On shutting down an AM, there're following work:
1. Finish OutputCommitter
2. Move the history file to AHS (Maybe move to after unregister in this Jira)
4. Delete staging dir
5. Send end job notifier
6. The implicit step of returning the final step to the client
Ideally, the 6 steps should be consistent. However, each steps may fail, while it seems not to be possible to make them a transaction to succeed all or fail all. Nevertheless, IMHO, we should do as much as we can to ensure the consistency of each steps.
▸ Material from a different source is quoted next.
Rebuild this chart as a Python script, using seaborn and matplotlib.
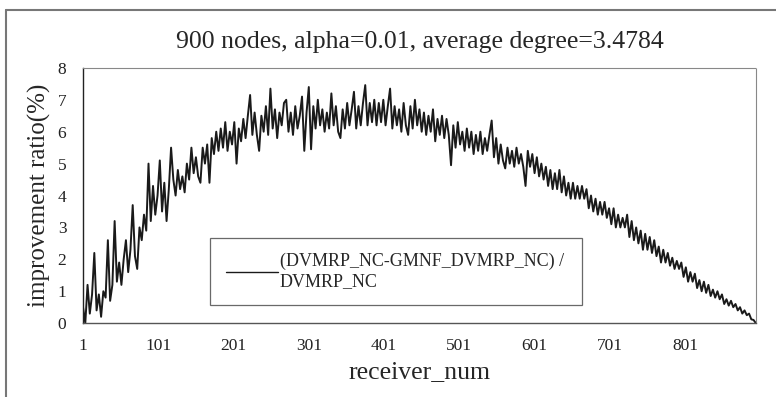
import numpy as np
import pandas as pd
import seaborn as sns
import matplotlib.pyplot as plt
from matplotlib.lines import Line2D

# improvement ratio (%), one value every 3 receivers (1, 4, 7, ... 895)
ratio = [
    0.5, 0.0, 1.2, 0.3, 0.9, 2.2, 0.4, 0.9, 0.2, 1.0,
    0.8, 2.6, 0.7, 1.2, 3.2, 1.3, 1.9, 1.2, 2.0, 2.6,
    1.6, 2.3, 3.7, 2.1, 1.7, 3.0, 2.6, 3.4, 2.9, 5.0,
    3.2, 4.3, 3.4, 4.0, 5.1, 3.5, 4.4, 3.2, 4.2, 5.5,
    4.5, 4.0, 4.8, 4.2, 4.6, 4.1, 5.0, 4.5, 5.5, 4.7,
    5.2, 4.6, 4.4, 5.5, 5.0, 5.6, 4.4, 5.8, 5.3, 6.0,
    5.4, 6.1, 5.5, 6.3, 5.4, 6.0, 5.6, 6.3, 5.0, 6.1,
    5.7, 6.4, 5.8, 6.5, 7.15, 5.9, 6.6, 5.9, 5.4, 6.5,
    6.0, 6.8, 5.9, 7.35, 6.1, 6.7, 5.8, 6.6, 6.2, 6.9,
    7.0, 6.0, 6.6, 5.9, 6.8, 6.1, 6.5, 7.1, 5.4, 6.6,
    7.4, 5.45, 6.8, 6.1, 7.0, 6.2, 6.7, 6.0, 6.6, 6.1,
    7.2, 6.2, 6.8, 6.0, 5.8, 6.7, 6.1, 6.9, 6.2, 6.7,
    7.25, 6.1, 6.8, 6.2, 6.9, 7.46, 6.2, 6.9, 6.3, 7.0,
    6.2, 6.9, 6.3, 7.0, 6.2, 6.8, 7.35, 6.1, 6.8, 6.2,
    6.7, 6.0, 6.9, 6.2, 5.9, 6.8, 6.1, 7.0, 6.2, 6.7,
    6.0, 6.6, 5.9, 6.5, 6.0, 6.7, 5.7, 6.4, 5.9, 6.5,
    5.8, 6.4, 5.9, 4.95, 6.2, 5.5, 6.3, 5.6, 6.0, 5.4,
    6.1, 5.5, 6.0, 5.3, 5.9, 5.4, 6.0, 5.3, 5.8, 5.4,
    5.9, 6.35, 5.2, 5.8, 5.0, 5.6, 5.1, 4.85, 5.5, 5.0,
    5.4, 4.9, 5.5, 5.0, 5.3, 4.9, 4.3, 5.4, 4.9, 5.3,
    4.7, 5.2, 4.6, 5.0, 4.5, 4.9, 4.3, 4.8, 4.2, 4.7,
    4.2, 4.8, 4.1, 4.6, 4.0, 4.4, 3.9, 4.4, 3.9, 4.3,
    3.9, 4.3, 3.9, 4.2, 3.6, 4.0, 3.5, 3.9, 3.4, 3.8,
    3.4, 3.8, 3.3, 3.6, 3.1, 3.6, 3.0, 3.4, 3.0, 3.3,
    3.0, 3.4, 2.7, 3.2, 2.6, 3.0, 2.5, 2.9, 2.3, 2.8,
    2.3, 2.7, 2.2, 2.6, 2.1, 2.4, 1.9, 2.3, 1.9, 2.2,
    1.8, 2.05, 1.7, 1.95, 1.7, 1.9, 1.45, 1.75, 1.3, 1.6,
    1.3, 1.55, 1.1, 1.35, 1.0, 1.3, 0.95, 1.2, 0.85, 1.05,
    0.8, 1.0, 0.75, 0.9, 0.6, 0.75, 0.55, 0.7, 0.5, 0.6,
    0.4, 0.5, 0.3, 0.4, 0.25, 0.3, 0.12, 0.1, 0.0,
]
receivers = np.arange(1, 1 + 3 * len(ratio), 3)
x_ticks = [1, 101, 201, 301, 401, 501, 601, 701, 801]
y_ticks = [0, 1, 2, 3, 4, 5, 6, 7, 8]
series_name = "(DVMRP_NC-GMNF_DVMRP_NC) /\nDVMRP_NC"
title = "900 nodes, alpha=0.01, average degree=3.4784"

df = pd.DataFrame({"receiver_num": receivers, "ratio": ratio})

sns.set_style("white")
plt.rcParams["font.family"] = ["Liberation Serif", "DejaVu Serif"]

fig = plt.figure(figsize=(7.76, 3.97), dpi=100)
ax = fig.add_axes([0.107, 0.186, 0.867, 0.643])

sns.lineplot(data=df, x="receiver_num", y="ratio", color="#1a1a1a",
             linewidth=1.4, label=series_name, ax=ax)

ax.set_xlim(1, 895)
ax.set_ylim(0, 8)
ax.set_xticks(x_ticks)
ax.set_yticks(y_ticks)
ax.tick_params(direction="in", length=4, width=0.8, colors="#222222",
               labelsize=12.5)
ax.tick_params(axis="x", pad=11)
ax.tick_params(axis="y", pad=12)

ax.set_xlabel("receiver_num", fontsize=18.5, labelpad=5)
ax.set_ylabel("improvement ratio(%)", fontsize=18, labelpad=5)
ax.set_title(title, fontsize=18.5, pad=14)

for side in ["top", "right"]:
    ax.spines[side].set_linestyle((0, (1, 1)))
    ax.spines[side].set_color("#888888")
    ax.spines[side].set_linewidth(0.8)
ax.spines["bottom"].set_linestyle((0, (1, 1)))
ax.spines["bottom"].set_color("#555555")
ax.spines["bottom"].set_linewidth(1.0)
ax.spines["left"].set_color("#222222")
ax.spines["left"].set_linewidth(1.0)

leg = ax.legend(loc="lower left", bbox_to_anchor=(0.189, 0.07, 0.552, 0.27),
                mode="expand", fontsize=13, frameon=True, fancybox=False,
                borderpad=0.85, handlelength=2.9, handletextpad=0.1,
                borderaxespad=0)
leg.get_frame().set_edgecolor("#444444")
leg.get_frame().set_linewidth(0.9)
for h in leg.get_lines():
    h.set_linewidth(1.0)

# outer chart-area border (left and top edges are visible)
fig.add_artist(Line2D([0.008, 0.008], [0.0, 0.975], color="#777777", lw=1.5))
fig.add_artist(Line2D([0.008, 1.0], [0.975, 0.975], color="#777777", lw=1.5))

fig.savefig("out.png", dpi=100)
Among the six steps, the most critical one is unregistration (correct me if I'm wrong), because it the only step that syncs with RM. It is the most harmful that AM and RM have different knowledge on the conclusion of the application. For this reason, unregister should be considered as the principle step, while how other steps behave should depend on the result of this step. Therefore, IMOH, unregister should be the first step to complete. On unregistration success, the following steps execute the ordinary logic, while on unregistration failure, the following steps handle the exceptions (e.g. not moving the job history file, not sending the job end notification and etc).
As Jason Lowe mentioned, moving job history file may fail. It's right, but the failure is independent of whether it is before or after unregistration. Now, moving job history file is before unregistration. If moving job history file fails, unregistration will not be invoked, and the application may be concluded as FAILED. This should be not reasonable. Similarly, other steps shouldn't be the reason of failing an application except unregistration. The failure of them should be isolated, such that AM can proceed to the end.
To sum up, IMHO, unregistration should be completed first, and be the step that judges the final state of the application. Given the result unregistration, the other steps decide what they should do, and the client see the final state. The other steps may fail or not fail, but the failure should be isolated. If fortunately none of steps fail (I guess it should be the most cases), the final states are consistent via every channels. If one step fails, it will only impact one part.
Moreover, I'm not sure whether we'd like to add one more state for AM, which is unregistering. Move the job to unregistering before calling unregister and then move the job to the final state after all the steps are gone through.